From: "Christophe" <christophe.avoinne@laposte.net>

> Marco Al wrote:
> > From: "Christophe" <christophe.avoinne@laposte.net>
> > > Virtual or physical addressing ?
> > > -------------------------------------------
> > > (1) virtually-addressed caches (virtual tags)
> > >
> > > + do address translation only on a cache miss
> > > + faster for hits because no address translation
> >
> > Another plus to this method, its the only way to go with software
> > managed address translation AFAICS.
>
> But what happens if we have a L1 hit and get in fact a TLB miss
> (invalidation, read-only, etc.) ? our TBL would need to flush L1 to be
> synched with TLB before resuming the faulty instruction after a TLB
> exception.

There would not be a TLB as such, it wouldnt be software managed address
translation otherwise.
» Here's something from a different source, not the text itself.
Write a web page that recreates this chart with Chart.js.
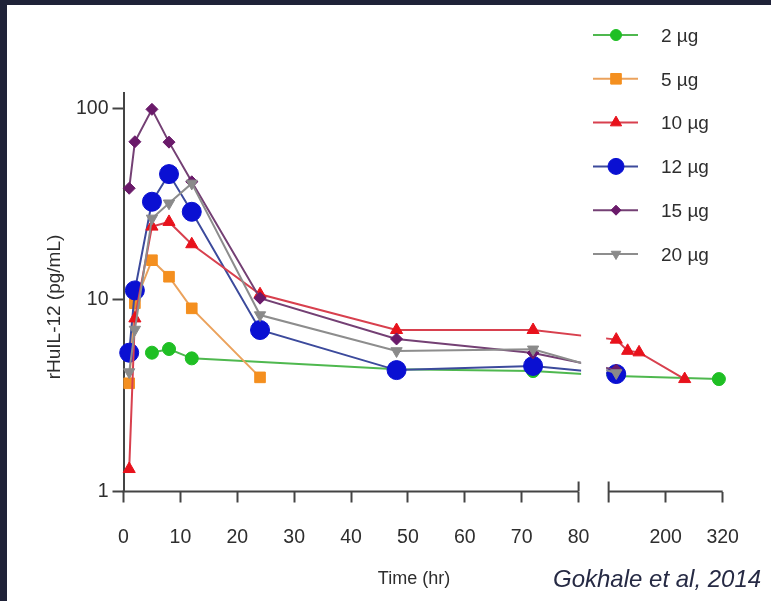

For protection you probably want per cacheline
protection bits. Invalidation is simular to changing protection I guess ...
see section 5.6 of the paper "Uniprocessor virtual memory without TLBs." at
http://www.ee.umd.edu/~blj/

A naive implementation would have some "issues" obviously. For instance
without a shared global address space you have to flush the cache on context
switches, and even with it you probably wouldnt want to walk the cache to
change protection bits every time you made a switch. The paper mentions a
lot of problems and potential solutions.